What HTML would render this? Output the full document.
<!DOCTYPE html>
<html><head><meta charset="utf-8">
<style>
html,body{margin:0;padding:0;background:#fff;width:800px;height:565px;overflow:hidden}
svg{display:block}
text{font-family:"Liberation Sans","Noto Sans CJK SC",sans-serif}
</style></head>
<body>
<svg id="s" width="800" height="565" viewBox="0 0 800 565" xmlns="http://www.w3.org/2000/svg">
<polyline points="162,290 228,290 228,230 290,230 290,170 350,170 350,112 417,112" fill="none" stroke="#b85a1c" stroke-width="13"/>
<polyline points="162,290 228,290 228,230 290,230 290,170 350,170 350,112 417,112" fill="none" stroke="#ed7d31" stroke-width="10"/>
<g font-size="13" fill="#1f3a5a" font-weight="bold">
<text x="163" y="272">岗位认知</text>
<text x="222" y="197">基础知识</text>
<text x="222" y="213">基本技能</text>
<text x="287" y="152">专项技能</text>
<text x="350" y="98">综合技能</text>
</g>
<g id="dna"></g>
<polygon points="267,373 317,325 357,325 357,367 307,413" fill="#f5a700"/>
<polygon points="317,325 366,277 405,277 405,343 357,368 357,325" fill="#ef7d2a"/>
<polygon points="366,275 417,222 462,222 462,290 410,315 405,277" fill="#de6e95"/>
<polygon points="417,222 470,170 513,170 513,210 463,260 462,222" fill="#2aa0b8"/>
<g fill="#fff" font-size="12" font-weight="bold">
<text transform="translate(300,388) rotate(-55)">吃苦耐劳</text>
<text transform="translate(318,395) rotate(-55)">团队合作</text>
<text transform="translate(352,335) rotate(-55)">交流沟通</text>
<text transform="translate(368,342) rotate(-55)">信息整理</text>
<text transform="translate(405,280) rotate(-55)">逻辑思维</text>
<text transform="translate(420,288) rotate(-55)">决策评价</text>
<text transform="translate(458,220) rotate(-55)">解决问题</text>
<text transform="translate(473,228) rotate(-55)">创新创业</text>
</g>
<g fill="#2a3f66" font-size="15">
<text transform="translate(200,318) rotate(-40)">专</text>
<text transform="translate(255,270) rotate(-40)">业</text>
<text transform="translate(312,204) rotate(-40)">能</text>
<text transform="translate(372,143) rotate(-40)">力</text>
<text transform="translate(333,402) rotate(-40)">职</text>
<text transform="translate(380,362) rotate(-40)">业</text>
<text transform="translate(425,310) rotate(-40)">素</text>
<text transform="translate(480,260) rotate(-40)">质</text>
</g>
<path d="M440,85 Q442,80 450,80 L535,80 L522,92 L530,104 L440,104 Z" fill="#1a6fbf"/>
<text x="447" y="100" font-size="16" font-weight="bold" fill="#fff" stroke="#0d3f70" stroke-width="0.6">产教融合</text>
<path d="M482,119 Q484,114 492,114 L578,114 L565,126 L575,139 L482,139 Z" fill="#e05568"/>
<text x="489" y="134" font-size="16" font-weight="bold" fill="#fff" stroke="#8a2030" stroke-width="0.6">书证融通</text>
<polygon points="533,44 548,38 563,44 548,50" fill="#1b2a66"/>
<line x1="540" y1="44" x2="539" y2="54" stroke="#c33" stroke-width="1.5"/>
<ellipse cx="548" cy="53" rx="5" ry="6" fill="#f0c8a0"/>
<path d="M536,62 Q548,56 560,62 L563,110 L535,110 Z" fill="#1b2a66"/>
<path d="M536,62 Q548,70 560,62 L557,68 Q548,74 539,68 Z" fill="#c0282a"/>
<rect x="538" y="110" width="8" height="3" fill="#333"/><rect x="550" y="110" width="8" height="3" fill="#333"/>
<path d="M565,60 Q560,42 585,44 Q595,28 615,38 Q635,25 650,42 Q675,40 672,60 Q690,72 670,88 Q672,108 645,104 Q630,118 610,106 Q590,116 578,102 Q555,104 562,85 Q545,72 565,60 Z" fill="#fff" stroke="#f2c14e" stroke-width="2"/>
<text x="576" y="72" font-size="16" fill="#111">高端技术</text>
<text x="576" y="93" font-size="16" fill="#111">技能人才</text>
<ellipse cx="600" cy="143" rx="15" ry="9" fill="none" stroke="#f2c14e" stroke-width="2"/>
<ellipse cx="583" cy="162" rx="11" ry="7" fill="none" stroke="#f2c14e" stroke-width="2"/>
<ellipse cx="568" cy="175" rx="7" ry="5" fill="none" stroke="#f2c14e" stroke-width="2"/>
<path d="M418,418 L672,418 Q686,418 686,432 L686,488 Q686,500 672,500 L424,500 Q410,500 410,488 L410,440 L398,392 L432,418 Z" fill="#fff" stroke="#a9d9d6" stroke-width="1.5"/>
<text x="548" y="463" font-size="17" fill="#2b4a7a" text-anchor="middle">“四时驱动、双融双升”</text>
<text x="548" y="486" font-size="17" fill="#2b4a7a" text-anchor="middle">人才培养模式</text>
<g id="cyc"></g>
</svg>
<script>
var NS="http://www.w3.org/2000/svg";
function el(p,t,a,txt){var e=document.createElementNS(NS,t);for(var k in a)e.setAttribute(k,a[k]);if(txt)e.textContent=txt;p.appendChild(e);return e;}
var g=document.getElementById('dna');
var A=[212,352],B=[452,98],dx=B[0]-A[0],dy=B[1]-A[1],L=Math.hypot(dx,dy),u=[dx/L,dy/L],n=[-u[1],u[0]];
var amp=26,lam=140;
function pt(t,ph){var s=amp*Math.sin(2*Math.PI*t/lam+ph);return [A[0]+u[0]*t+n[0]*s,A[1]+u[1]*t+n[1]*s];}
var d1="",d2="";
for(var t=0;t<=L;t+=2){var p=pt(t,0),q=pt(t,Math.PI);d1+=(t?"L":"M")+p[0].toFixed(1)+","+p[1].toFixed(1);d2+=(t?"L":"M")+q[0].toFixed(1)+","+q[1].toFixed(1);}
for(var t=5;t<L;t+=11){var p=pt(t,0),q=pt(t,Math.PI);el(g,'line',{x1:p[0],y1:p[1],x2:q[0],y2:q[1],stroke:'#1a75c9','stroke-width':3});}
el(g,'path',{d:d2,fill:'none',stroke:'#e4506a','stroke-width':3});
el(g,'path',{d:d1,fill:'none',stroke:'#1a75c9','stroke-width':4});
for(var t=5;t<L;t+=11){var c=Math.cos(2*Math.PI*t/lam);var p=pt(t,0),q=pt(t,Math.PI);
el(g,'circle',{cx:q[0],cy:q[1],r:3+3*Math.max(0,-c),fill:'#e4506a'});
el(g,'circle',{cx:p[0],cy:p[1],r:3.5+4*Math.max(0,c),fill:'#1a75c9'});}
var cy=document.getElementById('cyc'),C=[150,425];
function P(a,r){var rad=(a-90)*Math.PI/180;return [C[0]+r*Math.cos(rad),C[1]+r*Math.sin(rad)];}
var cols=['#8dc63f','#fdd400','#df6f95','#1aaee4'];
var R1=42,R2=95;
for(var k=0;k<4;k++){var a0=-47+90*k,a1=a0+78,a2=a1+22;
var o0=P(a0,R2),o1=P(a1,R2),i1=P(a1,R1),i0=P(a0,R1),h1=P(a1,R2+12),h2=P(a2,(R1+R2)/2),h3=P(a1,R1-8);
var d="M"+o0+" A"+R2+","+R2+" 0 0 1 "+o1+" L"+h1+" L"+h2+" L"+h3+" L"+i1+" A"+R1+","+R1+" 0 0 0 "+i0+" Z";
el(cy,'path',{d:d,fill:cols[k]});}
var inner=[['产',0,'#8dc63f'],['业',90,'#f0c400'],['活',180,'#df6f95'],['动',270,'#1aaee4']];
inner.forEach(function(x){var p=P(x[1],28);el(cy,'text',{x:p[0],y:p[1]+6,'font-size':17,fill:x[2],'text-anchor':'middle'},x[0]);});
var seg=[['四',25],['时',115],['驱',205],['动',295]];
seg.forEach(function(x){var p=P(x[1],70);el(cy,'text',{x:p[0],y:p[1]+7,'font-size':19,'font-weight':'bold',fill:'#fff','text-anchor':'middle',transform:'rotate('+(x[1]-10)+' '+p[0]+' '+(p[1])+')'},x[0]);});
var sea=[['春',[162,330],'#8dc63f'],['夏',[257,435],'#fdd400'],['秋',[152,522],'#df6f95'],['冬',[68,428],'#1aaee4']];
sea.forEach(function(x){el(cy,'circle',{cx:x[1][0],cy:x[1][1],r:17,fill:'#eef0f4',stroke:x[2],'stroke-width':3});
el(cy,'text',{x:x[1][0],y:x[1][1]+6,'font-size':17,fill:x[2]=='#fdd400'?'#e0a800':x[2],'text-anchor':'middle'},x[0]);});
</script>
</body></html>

══════════

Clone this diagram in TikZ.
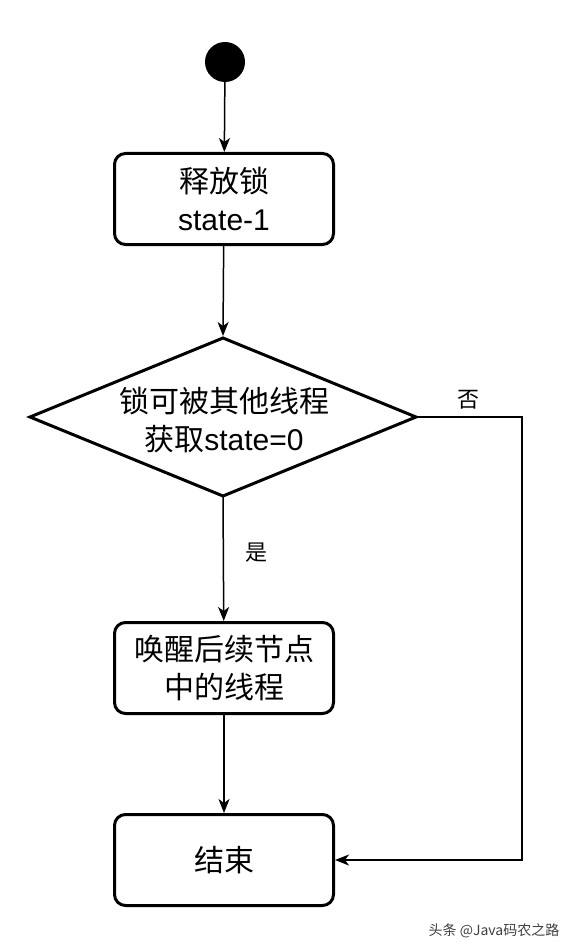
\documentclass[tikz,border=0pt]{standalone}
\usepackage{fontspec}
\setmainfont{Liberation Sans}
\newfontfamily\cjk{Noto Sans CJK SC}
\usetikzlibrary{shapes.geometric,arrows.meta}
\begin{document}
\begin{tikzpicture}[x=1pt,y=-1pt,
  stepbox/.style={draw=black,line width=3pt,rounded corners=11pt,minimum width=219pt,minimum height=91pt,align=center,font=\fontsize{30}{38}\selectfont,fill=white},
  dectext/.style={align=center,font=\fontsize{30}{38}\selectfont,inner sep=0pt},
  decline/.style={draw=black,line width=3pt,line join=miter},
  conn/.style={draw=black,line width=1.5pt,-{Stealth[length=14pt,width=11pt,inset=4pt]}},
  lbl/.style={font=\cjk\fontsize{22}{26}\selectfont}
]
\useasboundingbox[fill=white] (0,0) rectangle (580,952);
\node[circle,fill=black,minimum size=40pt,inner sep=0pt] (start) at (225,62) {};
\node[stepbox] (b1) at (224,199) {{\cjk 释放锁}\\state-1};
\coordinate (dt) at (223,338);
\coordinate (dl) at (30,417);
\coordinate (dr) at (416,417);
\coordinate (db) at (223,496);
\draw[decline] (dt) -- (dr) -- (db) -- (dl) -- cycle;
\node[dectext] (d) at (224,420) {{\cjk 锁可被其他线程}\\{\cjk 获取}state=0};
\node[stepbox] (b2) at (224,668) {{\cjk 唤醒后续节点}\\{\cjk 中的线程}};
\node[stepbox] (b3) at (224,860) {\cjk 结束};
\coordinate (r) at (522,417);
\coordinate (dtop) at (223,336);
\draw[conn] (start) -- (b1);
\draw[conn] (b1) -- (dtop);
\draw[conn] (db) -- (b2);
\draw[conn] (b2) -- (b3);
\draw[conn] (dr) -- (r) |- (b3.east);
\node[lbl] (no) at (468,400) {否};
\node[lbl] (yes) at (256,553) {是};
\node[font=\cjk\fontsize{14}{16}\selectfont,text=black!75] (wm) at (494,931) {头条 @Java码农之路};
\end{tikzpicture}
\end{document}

══════════

**What to work on:** Check each line above for the word "this", and copy the lines where it appears.

**Answer to the problem:**
What HTML would render this? Output the full document.
Clone this diagram in TikZ.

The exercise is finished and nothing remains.